La vue sur un environnement naturel diminue le séjour de patients en postopératoire et diminue le taux de complications et le besoin en analgésique. Un milieu vert améliore la santé psychique, les troubles d’attention, prédispose et incite aux activités extérieures et physiques. Une vaste étude britannique portant sur 40 millions de sujets a relevé que vivre en milieu vert comparativement à un milieu urbain minéralisé et bétonné diminue la mortalité globale de 6 % et surtout diminue de moitié la différence de mortalité cardiovasculaire observée entre pauvres et riches.

Le 29 septembre 2011, pour une quatrième année, le CSSS de Laval et le CRE de Laval organisent conjointement la Journée de l’Arbre, une journée sur le thème santé et environnement inscrite au sein de la semaine de la Santé. Après avoir déployé les plantations par les médecins, infirmières, techniciens et personnel du CSSS à la Cité de la santé, au Centre ambulatoire, aux CHSLD, aux CLSC, aux Centres de petite enfance, au Centre de soins palliatifs, cette année les commissions scolaires de Laval sont impliquées et plus de 15 écoles verront reverdir leur milieu de vie. L’INSPQ, la Ville de Laval et Médecins francophones du Canada sont partenaires de cet événement qui, en plus du côté festif pour les membres du CSSS et les organismes communautaires associés, verra plusieurs actions et sensibilisations dont l’hôpital vert et les transports actifs.
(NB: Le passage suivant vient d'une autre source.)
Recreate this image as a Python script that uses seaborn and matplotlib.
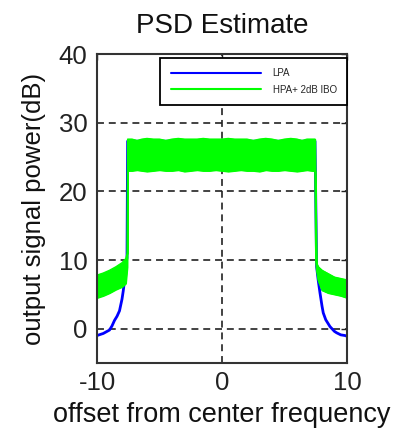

En cette ère où plus de la moitié de l’humanité vit maintenant dans des villes, protéger dans l’urbanité l’arbre et son milieu est garant de la qualité de notre vie et de notre santé. L’arbre a de tout temps été l’allié de l’homme. Il est plus que beau. Il est vital de le reconnaître comme partenaire essentiel, de le préserver et de l’intégrer activement dans nos milieux de vie.